Spandex in Ben Franklin

Spandex in Ben Franklin

Polly Holladay

Published July 17, 2010
I sat this morning on the tailgate of my son’s pickup truck and watched with wonder, admiration and a thrill as hundreds of bike riders flew past on Farm Road 38, right through our tiny community.

Ben Franklin was one of many small town hosts to the annual Tour de Paris, and we residents thoroughly enjoyed the spirit of these athletes racing by, some in large groups, some riding solo, and many riding in pairs. The majority had as big a smile as I did, waving and pressing onward.

My husband, Doc, and two of our sons, Daniel and Benjamin, helped in this endeavor: Heading further up the road to direct traffic, keep water bottles filled, and hand out energy snacks as the weary but resilient travelers stopped to rest and rejuvenate their bodies.

I, however, chose to watch from the comfort of my own shaded front yard situated in what I jokingly call “downtown Ben Franklin.” Once a thriving town of more than 500 residents, it now consists of a tiny post office directly across the street from us, and a working cattle barn to the south of our home.

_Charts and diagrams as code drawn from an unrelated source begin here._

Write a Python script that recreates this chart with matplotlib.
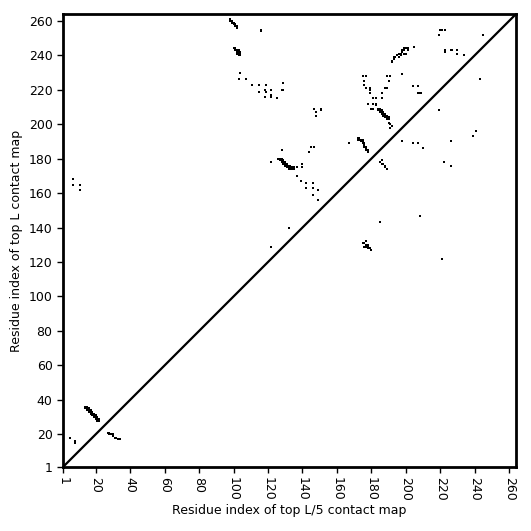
import numpy as np
import matplotlib
matplotlib.use("Agg")
import matplotlib.pyplot as plt

# sequence length and ticks
L = 264
tick_values = [1, 20, 40, 60, 80, 100, 120, 140, 160, 180, 200, 220, 240, 260]

# contacts above the diagonal (x, y)
upper_contacts = [
    (7, 168), (7, 165), (11, 165), (11, 162),
    (14, 36), (15, 36), (15, 35), (16, 35), (16, 34), (17, 34), (17, 33), (18, 33),
    (18, 32), (19, 32), (19, 31), (20, 31), (20, 30), (21, 30), (21, 29), (22, 29), (22, 28),
    (14, 35), (15, 34), (16, 33), (17, 32), (18, 31), (19, 30), (20, 29), (21, 28),
    (5, 18), (8, 16), (8, 15),
    (98, 261), (98, 260), (99, 260), (100, 259), (101, 258), (102, 257), (102, 256),
    (99, 259), (100, 258), (101, 257),
    (116, 255), (116, 254),
    (100, 244), (101, 244), (101, 243), (102, 243), (102, 242), (103, 242), (103, 241),
    (104, 241), (104, 242), (102, 241), (103, 240), (104, 240), (103, 243),
    (104, 230), (103, 226), (107, 226),
    (111, 223), (115, 223), (119, 223), (129, 224),
    (115, 219), (118, 220), (119, 219), (122, 220), (128, 220), (129, 220),
    (118, 216), (122, 217), (122, 216), (125, 215),
    (147, 209), (151, 209), (151, 208), (148, 207), (148, 205),
    (128, 185), (145, 187), (147, 187), (144, 184),
    (126, 180), (127, 180), (127, 179), (128, 179), (128, 178), (129, 178), (129, 177),
    (130, 177), (130, 176), (131, 176), (131, 175), (132, 175), (133, 175), (134, 175),
    (135, 175), (128, 180), (129, 179), (130, 178), (131, 177), (132, 176), (133, 176),
    (132, 174), (133, 174), (134, 174), (135, 174),
    (122, 178), (137, 175), (140, 177), (140, 175),
    (137, 170), (139, 167), (142, 166), (142, 163), (146, 166), (146, 163), (146, 159),
    (149, 162), (149, 156),
    (132, 140), (122, 129),
    (192, 236), (193, 238), (194, 239), (195, 240), (196, 241), (196, 239), (197, 240),
    (198, 242), (199, 243), (200, 244), (201, 243), (200, 241), (205, 245),
    (192, 237), (193, 239), (197, 241), (198, 243), (199, 244), (201, 244), (199, 241),
    (175, 228), (177, 228), (176, 225), (176, 223), (179, 221), (179, 220),
    (189, 228), (191, 228), (198, 229), (190, 225), (188, 221), (189, 221), (177, 221),
    (179, 218), (186, 218), (186, 215), (181, 215), (183, 215),
    (178, 212), (181, 212), (183, 212), (180, 209), (181, 209), (183, 211),
    (184, 209), (185, 209), (185, 208), (186, 208), (186, 207), (187, 207), (187, 206),
    (188, 206), (188, 205), (189, 205), (189, 204), (190, 204), (190, 203),
    (184, 208), (185, 207), (186, 206), (187, 205), (188, 204), (189, 203),
    (190, 201), (191, 200), (191, 198), (192, 199),
    (204, 222), (207, 222), (207, 218), (209, 218), (208, 218),
    (167, 189), (172, 192), (173, 192), (174, 191), (175, 191), (175, 190), (176, 189),
    (176, 188), (177, 187), (177, 186), (178, 185), (178, 184),
    (172, 191), (173, 191), (174, 190), (175, 189), (176, 187), (177, 185),
    (220, 255), (221, 255), (223, 255), (219, 252), (245, 252),
    (223, 243), (223, 242), (226, 243), (227, 243), (230, 243), (230, 241), (234, 240),
]

# contacts below the diagonal (x, y)
lower_contacts = [
    (27, 21), (28, 21), (28, 20), (29, 20), (30, 20), (30, 19), (31, 18), (32, 18),
    (33, 17), (34, 17),
    (185, 178), (186, 179), (186, 177), (187, 177), (188, 176), (188, 175), (189, 174),
    (198, 190), (204, 189), (207, 189), (210, 186),
    (219, 208), (226, 190), (222, 178), (226, 176),
    (239, 193), (241, 196), (243, 226),
    (208, 147), (185, 143), (221, 122),
    (175, 131), (176, 131), (177, 132), (177, 130), (178, 130), (176, 129), (177, 129),
    (178, 129), (179, 128), (180, 127), (178, 128),
]

ux, uy = zip(*upper_contacts)
lx, ly = zip(*lower_contacts)

fig = plt.figure(figsize=(5.31, 5.31), dpi=100)
ax = fig.add_axes([0.1186, 0.1205, 0.8532, 0.8531])

ax.scatter(ux, uy, s=4.2, marker='s', color='black', linewidths=0)
ax.scatter(lx, ly, s=4.2, marker='s', color='black', linewidths=0)
ax.plot([1, L], [1, L], color='black', linewidth=1.6)

ax.set_xlim(1, L)
ax.set_ylim(1, L)
ax.set_xticks(tick_values)
ax.set_yticks(tick_values)
ax.set_xticklabels([str(t) for t in tick_values], rotation=270, fontsize=9)
ax.set_yticklabels([str(t) for t in tick_values], fontsize=9)
ax.tick_params(direction='out', length=4, width=1)
for s in ax.spines.values():
    s.set_linewidth(2)

ax.set_xlabel("Residue index of top L/5 contact map", fontsize=9, labelpad=2)
ax.set_ylabel("Residue index of top L contact map", fontsize=9, labelpad=4)

fig.savefig("out.png", dpi=100)
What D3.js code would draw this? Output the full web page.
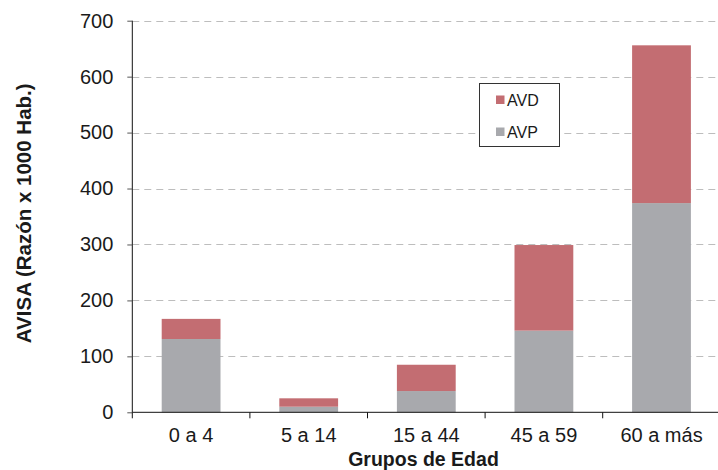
<!DOCTYPE html>
<html>
<head>
<meta charset="utf-8">
<script src="https://cdn.jsdelivr.net/npm/d3@7"></script>
<style>
  html, body { margin: 0; padding: 0; background: #fff; }
  svg { display: block; }
  text { font-family: "Liberation Sans", Arial, sans-serif; fill: #1a1a1a; }
</style>
</head>
<body>
<svg id="chart" width="718" height="470"></svg>
<script>
const categories = ["0 a 4", "5 a 14", "15 a 44", "45 a 59", "60 a más"];
const avp = [131, 10, 38, 146, 374];
const avd = [36, 15, 47, 153, 282];
const yTicks = [0, 100, 200, 300, 400, 500, 600, 700];
const seriesNames = ["AVP", "AVD"];
const colors = { AVP: "#a8a9ad", AVD: "#c36d72" };

(function () {
const W = 718, H = 470;
const mLeft = 132.3, mRight = 720.3, mTop = 20.7, mBottom = 412.3;

const svg = d3.select("#chart");

const x = d3.scaleBand().domain(categories).range([mLeft, mRight]).paddingInner(0.5).paddingOuter(0.25);
const y = d3.scaleLinear().domain([0, 700]).range([mBottom, mTop]);

// gridlines
svg.append("g").selectAll("line").data(yTicks.filter(d => d > 0)).join("line")
  .attr("x1", mLeft).attr("x2", W)
  .attr("y1", d => Math.round(y(d)) + 0.5).attr("y2", d => Math.round(y(d)) + 0.5)
  .attr("stroke", "#bdbdbd").attr("stroke-width", 1).attr("stroke-dasharray", "7,5");

// stacked data
const rows = categories.map((c, i) => ({ cat: c, AVP: avp[i], AVD: avd[i] }));
const stack = d3.stack().keys(seriesNames)(rows);

svg.append("g").selectAll("g").data(stack).join("g")
  .attr("fill", s => colors[s.key])
  .selectAll("rect").data(s => s).join("rect")
  .attr("x", d => x(d.data.cat))
  .attr("width", x.bandwidth())
  .attr("y", d => y(d[1]))
  .attr("height", d => y(d[0]) - y(d[1]));

// y axis
const yAxis = d3.axisLeft(y).tickValues(yTicks).tickSize(5).tickPadding(14).tickFormat(d3.format("d"));
const gy = svg.append("g").attr("transform", `translate(${mLeft},0)`).call(yAxis);
gy.select(".domain").attr("stroke", "#111").attr("d", `M0,${mTop}V${mBottom}`);
gy.selectAll(".tick line").attr("stroke", "#555");
gy.selectAll(".tick text").attr("font-size", 20).attr("fill", "#1a1a1a")
  .attr("font-family", "Liberation Sans, Arial, sans-serif");

// x axis (labels at centers, ticks at band boundaries)
const xAxis = d3.axisBottom(x).tickSize(0).tickPadding(15.8);
const gx = svg.append("g").attr("transform", `translate(0,${mBottom})`).call(xAxis);
gx.select(".domain").attr("stroke", "#111").attr("d", `M${mLeft},0H${W}`);
gx.selectAll(".tick text").attr("font-size", 20).attr("fill", "#1a1a1a")
  .attr("font-family", "Liberation Sans, Arial, sans-serif");
const boundaries = d3.range(categories.length + 1).map(i => mLeft + i * (mRight - mLeft) / categories.length);
gx.append("g").selectAll("line").data(boundaries).join("line")
  .attr("x1", d => d).attr("x2", d => d).attr("y1", 0).attr("y2", 6)
  .attr("stroke", "#111");

// axis titles
svg.append("text")
  .attr("x", 423.5).attr("y", 465.5)
  .attr("text-anchor", "middle").attr("font-size", 19.5).attr("font-weight", "bold")
  .text("Grupos de Edad");
svg.append("text")
  .attr("transform", `translate(31,213.3) rotate(-90)`)
  .attr("text-anchor", "middle").attr("font-size", 20.5).attr("font-weight", "bold")
  .text("AVISA (Razón x 1000 Hab.)");

// legend
const lg = svg.append("g");
lg.append("rect").attr("x", 479.5).attr("y", 83.5).attr("width", 80).attr("height", 63)
  .attr("fill", "#fff").attr("stroke", "#333").attr("stroke-width", 1);
const legendItems = ["AVD", "AVP"];
legendItems.forEach((k, i) => {
  const cy = 100 + i * 32;
  lg.append("rect").attr("x", 496).attr("y", cy - 4.5).attr("width", 8.5).attr("height", 8.5).attr("fill", colors[k]);
  lg.append("text").attr("x", 507).attr("y", cy).attr("dy", "0.36em").attr("font-size", 16).text(k);
});
})();
</script>
</body>
</html>
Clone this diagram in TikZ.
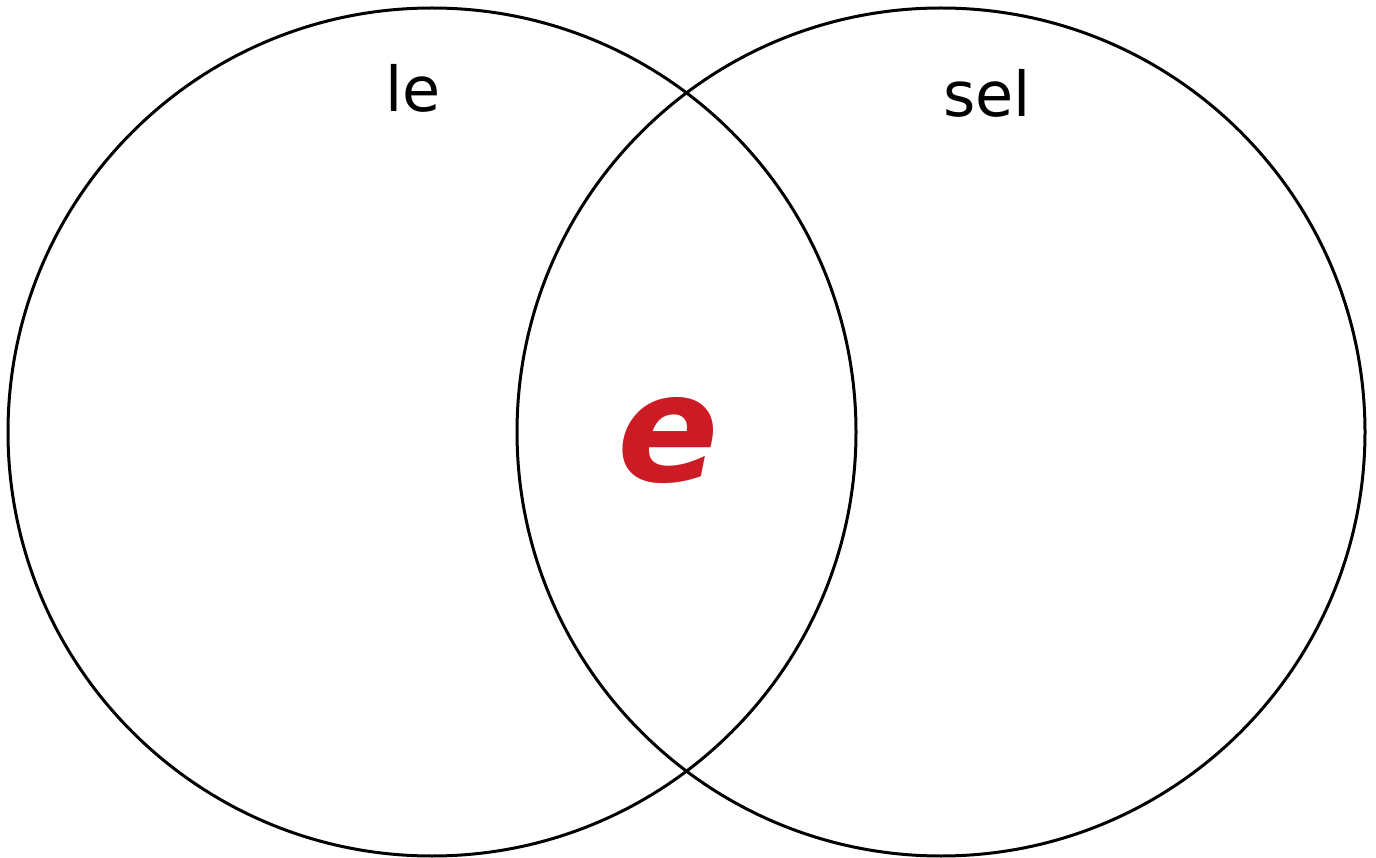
\documentclass[tikz,border=0pt]{standalone}
\usepackage{fontspec}
\setmainfont{DejaVu Sans}
\definecolor{ered}{RGB}{204,27,36}
\begin{document}
\begin{tikzpicture}[x=1pt,y=-1pt,
  setcircle/.style={draw=black,line width=3pt},
  setlabel/.style={font=\fontsize{62}{70}\selectfont,text=black,inner sep=0pt}]
\useasboundingbox (0,0) rectangle (1376,858);
\node[setcircle,circle,minimum size=848pt,inner sep=0pt] (L) at (432,432) {};
\node[setcircle,circle,minimum size=848pt,inner sep=0pt] (R) at (941,432) {};
\node[setlabel] (le) at (413,88) {le};
\node[setlabel] (sel) at (987,93) {sel};
\node[inner sep=0pt,text=ered,font=\fontsize{150}{160}\selectfont\bfseries\itshape] (e) at (668,441) {e};
\end{tikzpicture}
\end{document}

Our property holds a building that used to be a mercantile store, and a shop, which once boasted a busy mechanic. Up the road you’ll find a couple of churches and a civic center, and aside from that, a smattering of houses here and there to the tune of about a hundred or so friendly folks.

Despite, or maybe because of its small population and slow pace, we love and have called it home for the past 16 years, raising and home schooling our six sons here. Once, when we just considered selling and moving back to “town” our oldest, Kevin, said, “Mom, you can’t! This is home!”

I recently found a picture frame that perfectly describes our third son — Jonathan’s current world in Houston as he studies at an underwater welding school. It said: “Life takes us to unexpected places. Love brings us home.”

Ben Franklin is home: Slow, easy going, wonderful home.

But today was nothing short of amazing as our little community observed a much faster pace, and definitely more traffic than we’re typically used to.

These cyclists inspired me! To attempt the feat of the Tour de Paris, in the hellish Texas humidity no less, requires more than a “wish”: It takes guts, commitment, and sheer hard work. I love that spirit in a world that increasingly expresses an attitude of entitlement over one of personal responsibility.

Great athletes are in a class of their own as they willingly, purposefully reach for higher goals, paying the painful price along the way. They make no excuses, live by the adage that whatever’s worth having is worth working for, and the only expectations they place are the ones upon themselves.

Today, I felt proud and blessed to witness these outstanding men and women. As I get a bit older, I also find myself more emotional. Unbeknownst to them, tears streamed down my face, hidden behind sunglasses and a smile meant to cheer them as I waved, clapped, and shouted words of encouragement their way, upbeat music by Benjamin Clark serenading them from the truck’s booming stereo.

But it was I who was encouraged, inspired to once again stretch beyond the comfort zone of daily duties and grab this wonderful, amazing life that God’s seen fit to give to me. As I watched, it wasn’t just bikers I was seeing. I was recognizing dreams being lived out, goals being set and striven for, passion for life exhibited in a grueling display of determination.

Mark Twain once said something to the effect that 20 years from now you will be more disappointed by the things you didn’t do than by the ones you did do.

I don’t want to look back and say “I wish.” I want to look forward and say “I will.”

Thank you to all who made this day possible for my Ben Franklin friends and neighbors, and for encouraging us all through your actions to explore, dream, and discover the bigger and better possibilities in our own worlds.

I think I’ll go price some bikes and spandex. You just never know.